**Dataset extract:**
- - - -

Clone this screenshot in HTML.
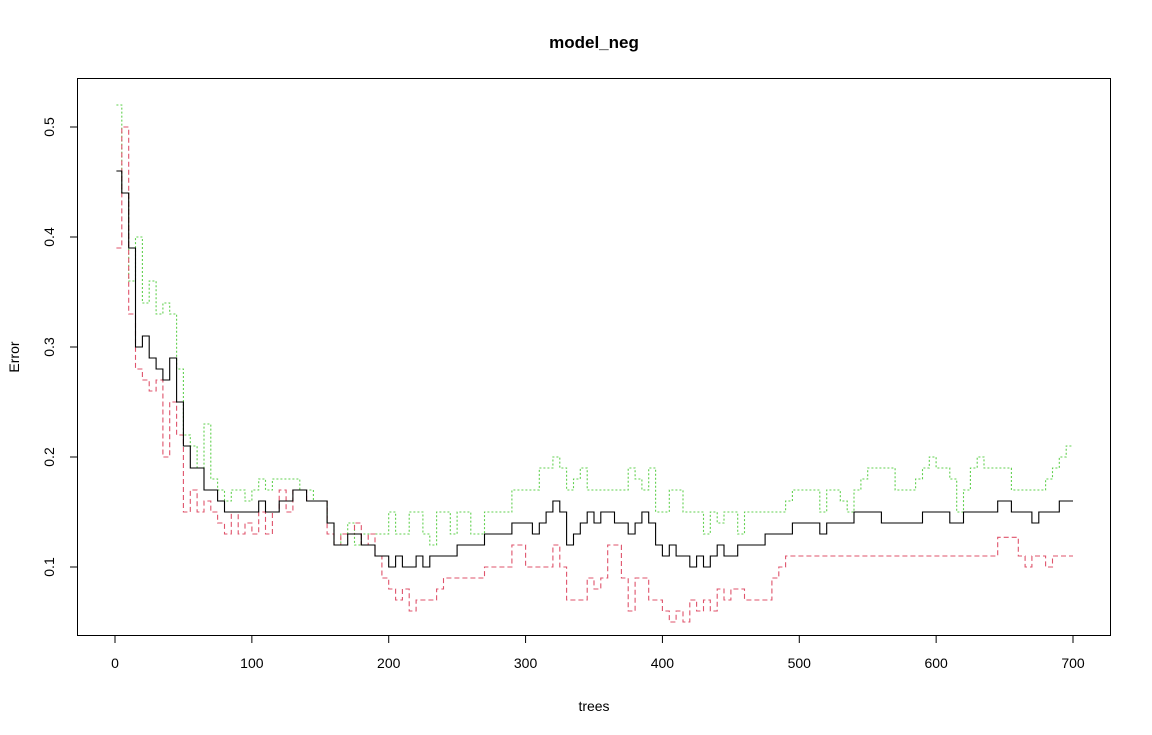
<!DOCTYPE html>
<html><head><meta charset="utf-8"><style>
body{margin:0;background:#fff}
svg{display:block;font-family:"Liberation Sans",Arial,sans-serif}
</style></head><body>
<svg id="chart" width="1152" height="735" viewBox="0 0 1152 735">
<rect x="0" y="0" width="1152" height="735" fill="#fff"/>
<text x="594" y="48" text-anchor="middle" font-size="17" font-weight="bold">model_neg</text>
<rect x="77.5" y="78.5" width="1033" height="557" fill="none" stroke="#000" stroke-width="1"/>
<text x="594" y="711" text-anchor="middle" font-size="14">trees</text>
<text x="0" y="0" transform="translate(19,357) rotate(-90)" text-anchor="middle" font-size="14">Error</text>
<g id="xaxis"></g>
<g id="yaxis"></g>
<g id="series"></g>
</svg>
<script>
const trees=[];for(let t=0;t<=700;t+=5)trees.push(t===0?1:t);
const xTicks=[0,100,200,300,400,500,600,700];
const yTicks=[0.1,0.2,0.3,0.4,0.5];
const oob=[.46,.44,.39,.30,.31,.29,.28,.27,.29,.25,.21,.19,.19,.17,.17,.16,.15,.15,.15,.15,.15,.16,.15,.15,.16,.16,.17,.17,.16,.16,.16,.14,.12,.12,.13,.13,.12,.12,.11,.11,.10,.11,.10,.10,.11,.10,.11,.11,.11,.11,.12,.12,.12,.12,.13,.13,.13,.13,.14,.14,.14,.13,.14,.15,.16,.15,.12,.13,.14,.15,.14,.15,.15,.14,.14,.13,.14,.15,.14,.12,.11,.12,.11,.11,.10,.11,.10,.11,.12,.11,.11,.12,.12,.12,.12,.13,.13,.13,.13,.14,.14,.14,.14,.13,.14,.14,.14,.14,.15,.15,.15,.15,.14,.14,.14,.14,.14,.14,.15,.15,.15,.15,.14,.14,.15,.15,.15,.15,.15,.16,.16,.15,.15,.15,.14,.15,.15,.15,.16,.16,.16];
const classNeg=[.39,.50,.33,.28,.27,.26,.27,.20,.25,.22,.15,.17,.15,.16,.15,.14,.13,.15,.13,.14,.13,.15,.13,.15,.17,.15,.17,.17,.16,.16,.16,.13,.12,.13,.13,.14,.12,.13,.11,.09,.08,.07,.08,.06,.07,.07,.07,.08,.09,.09,.09,.09,.09,.09,.10,.10,.10,.10,.12,.12,.10,.10,.10,.10,.12,.10,.07,.07,.07,.09,.08,.09,.12,.12,.09,.06,.09,.09,.07,.07,.06,.05,.06,.05,.07,.06,.07,.06,.08,.07,.08,.08,.07,.07,.07,.07,.09,.10,.11,.11,.11,.11,.11,.11,.11,.11,.11,.11,.11,.11,.11,.11,.11,.11,.11,.11,.11,.11,.11,.11,.11,.11,.11,.11,.11,.11,.11,.11,.11,.127,.127,.127,.11,.10,.11,.11,.10,.11,.11,.11,.11];
const classPos=[.52,.44,.36,.40,.34,.36,.33,.34,.33,.28,.22,.21,.19,.23,.18,.17,.16,.17,.17,.16,.17,.18,.17,.18,.18,.18,.18,.17,.17,.16,.16,.14,.12,.13,.14,.12,.13,.13,.13,.13,.15,.13,.13,.15,.15,.13,.12,.15,.15,.13,.15,.15,.13,.13,.15,.15,.15,.15,.17,.17,.17,.17,.19,.19,.20,.19,.17,.18,.19,.17,.17,.17,.17,.17,.17,.19,.18,.17,.19,.15,.15,.17,.17,.15,.15,.15,.13,.15,.14,.15,.15,.13,.15,.15,.15,.15,.15,.15,.16,.17,.17,.17,.17,.15,.17,.17,.16,.15,.17,.18,.19,.19,.19,.19,.17,.17,.17,.18,.19,.20,.19,.19,.18,.15,.17,.19,.20,.19,.19,.19,.19,.17,.17,.17,.17,.17,.18,.19,.20,.21,.21];
const NS='http://www.w3.org/2000/svg';
const xS=t=>115+t*958/700;
const yS=v=>567-(v-0.1)*1100;
function mk(tag,attrs,parent){const e=document.createElementNS(NS,tag);for(const k in attrs)e.setAttribute(k,attrs[k]);parent.appendChild(e);return e;}
const xa=document.getElementById('xaxis'),ya=document.getElementById('yaxis'),sg=document.getElementById('series');
mk('line',{x1:xS(0),x2:xS(700),y1:635.5,y2:635.5,stroke:'#000'},xa);
xTicks.forEach(t=>{
 const l=mk('line',{x1:xS(t),x2:xS(t),y1:636,y2:643,stroke:'#000'},xa);
 
 
 const tx=mk('text',{x:xS(t),y:668,'text-anchor':'middle','font-size':'14'},xa);tx.textContent=t;
 
 
});
mk('line',{x1:77.5,x2:77.5,y1:yS(0.1),y2:yS(0.5),stroke:'#000'},ya);
yTicks.forEach(v=>{
 const l=mk('line',{x1:70,x2:77,y1:yS(v),y2:yS(v),stroke:'#000'},ya);
 
 
 const tx=mk('text',{x:0,y:0,transform:`translate(54,${yS(v)}) rotate(-90)`,'text-anchor':'middle','font-size':'14'},ya);tx.textContent=v.toFixed(1);
 
 
});
function series(vals,color,dash,name){
 let d='';
 vals.forEach((v,i)=>{
  const x=xS(trees[i]).toFixed(1),y=yS(v).toFixed(1);
  if(i===0)d+='M'+x+','+y;else d+='H'+x+'V'+y;
 });
 const p=mk('path',{d:d,fill:'none',stroke:color,'stroke-width':1.1,'stroke-dasharray':dash},sg);
 
 
}
series(classPos,'#61D04F','2,2','class-pos-error-line');
series(classNeg,'#DF536B','5,3','class-neg-error-line');
series(oob,'#000','none','oob-error-line');
</script>
</body></html>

- - - -

**Goal of the exercise:** All of the lines above should be retyped precisely, apart from the pictures.

**Task output:**
Clone this screenshot in HTML.
<!DOCTYPE html>
<html><head><meta charset="utf-8"><style>
body{margin:0;background:#fff}
svg{display:block;font-family:"Liberation Sans",Arial,sans-serif}
</style></head><body>
<svg id="chart" width="1152" height="735" viewBox="0 0 1152 735">
<rect x="0" y="0" width="1152" height="735" fill="#fff"/>
<text x="594" y="48" text-anchor="middle" font-size="17" font-weight="bold">model_neg</text>
<rect x="77.5" y="78.5" width="1033" height="557" fill="none" stroke="#000" stroke-width="1"/>
<text x="594" y="711" text-anchor="middle" font-size="14">trees</text>
<text x="0" y="0" transform="translate(19,357) rotate(-90)" text-anchor="middle" font-size="14">Error</text>
<g id="xaxis"></g>
<g id="yaxis"></g>
<g id="series"></g>
</svg>
<script>
const trees=[];for(let t=0;t<=700;t+=5)trees.push(t===0?1:t);
const xTicks=[0,100,200,300,400,500,600,700];
const yTicks=[0.1,0.2,0.3,0.4,0.5];
const oob=[.46,.44,.39,.30,.31,.29,.28,.27,.29,.25,.21,.19,.19,.17,.17,.16,.15,.15,.15,.15,.15,.16,.15,.15,.16,.16,.17,.17,.16,.16,.16,.14,.12,.12,.13,.13,.12,.12,.11,.11,.10,.11,.10,.10,.11,.10,.11,.11,.11,.11,.12,.12,.12,.12,.13,.13,.13,.13,.14,.14,.14,.13,.14,.15,.16,.15,.12,.13,.14,.15,.14,.15,.15,.14,.14,.13,.14,.15,.14,.12,.11,.12,.11,.11,.10,.11,.10,.11,.12,.11,.11,.12,.12,.12,.12,.13,.13,.13,.13,.14,.14,.14,.14,.13,.14,.14,.14,.14,.15,.15,.15,.15,.14,.14,.14,.14,.14,.14,.15,.15,.15,.15,.14,.14,.15,.15,.15,.15,.15,.16,.16,.15,.15,.15,.14,.15,.15,.15,.16,.16,.16];
const classNeg=[.39,.50,.33,.28,.27,.26,.27,.20,.25,.22,.15,.17,.15,.16,.15,.14,.13,.15,.13,.14,.13,.15,.13,.15,.17,.15,.17,.17,.16,.16,.16,.13,.12,.13,.13,.14,.12,.13,.11,.09,.08,.07,.08,.06,.07,.07,.07,.08,.09,.09,.09,.09,.09,.09,.10,.10,.10,.10,.12,.12,.10,.10,.10,.10,.12,.10,.07,.07,.07,.09,.08,.09,.12,.12,.09,.06,.09,.09,.07,.07,.06,.05,.06,.05,.07,.06,.07,.06,.08,.07,.08,.08,.07,.07,.07,.07,.09,.10,.11,.11,.11,.11,.11,.11,.11,.11,.11,.11,.11,.11,.11,.11,.11,.11,.11,.11,.11,.11,.11,.11,.11,.11,.11,.11,.11,.11,.11,.11,.11,.127,.127,.127,.11,.10,.11,.11,.10,.11,.11,.11,.11];
const classPos=[.52,.44,.36,.40,.34,.36,.33,.34,.33,.28,.22,.21,.19,.23,.18,.17,.16,.17,.17,.16,.17,.18,.17,.18,.18,.18,.18,.17,.17,.16,.16,.14,.12,.13,.14,.12,.13,.13,.13,.13,.15,.13,.13,.15,.15,.13,.12,.15,.15,.13,.15,.15,.13,.13,.15,.15,.15,.15,.17,.17,.17,.17,.19,.19,.20,.19,.17,.18,.19,.17,.17,.17,.17,.17,.17,.19,.18,.17,.19,.15,.15,.17,.17,.15,.15,.15,.13,.15,.14,.15,.15,.13,.15,.15,.15,.15,.15,.15,.16,.17,.17,.17,.17,.15,.17,.17,.16,.15,.17,.18,.19,.19,.19,.19,.17,.17,.17,.18,.19,.20,.19,.19,.18,.15,.17,.19,.20,.19,.19,.19,.19,.17,.17,.17,.17,.17,.18,.19,.20,.21,.21];
const NS='http://www.w3.org/2000/svg';
const xS=t=>115+t*958/700;
const yS=v=>567-(v-0.1)*1100;
function mk(tag,attrs,parent){const e=document.createElementNS(NS,tag);for(const k in attrs)e.setAttribute(k,attrs[k]);parent.appendChild(e);return e;}
const xa=document.getElementById('xaxis'),ya=document.getElementById('yaxis'),sg=document.getElementById('series');
mk('line',{x1:xS(0),x2:xS(700),y1:635.5,y2:635.5,stroke:'#000'},xa);
xTicks.forEach(t=>{
 const l=mk('line',{x1:xS(t),x2:xS(t),y1:636,y2:643,stroke:'#000'},xa);
 
 
 const tx=mk('text',{x:xS(t),y:668,'text-anchor':'middle','font-size':'14'},xa);tx.textContent=t;
 
 
});
mk('line',{x1:77.5,x2:77.5,y1:yS(0.1),y2:yS(0.5),stroke:'#000'},ya);
yTicks.forEach(v=>{
 const l=mk('line',{x1:70,x2:77,y1:yS(v),y2:yS(v),stroke:'#000'},ya);
 
 
 const tx=mk('text',{x:0,y:0,transform:`translate(54,${yS(v)}) rotate(-90)`,'text-anchor':'middle','font-size':'14'},ya);tx.textContent=v.toFixed(1);
 
 
});
function series(vals,color,dash,name){
 let d='';
 vals.forEach((v,i)=>{
  const x=xS(trees[i]).toFixed(1),y=yS(v).toFixed(1);
  if(i===0)d+='M'+x+','+y;else d+='H'+x+'V'+y;
 });
 const p=mk('path',{d:d,fill:'none',stroke:color,'stroke-width':1.1,'stroke-dasharray':dash},sg);
 
 
}
series(classPos,'#61D04F','2,2','class-pos-error-line');
series(classNeg,'#DF536B','5,3','class-neg-error-line');
series(oob,'#000','none','oob-error-line');
</script>
</body></html>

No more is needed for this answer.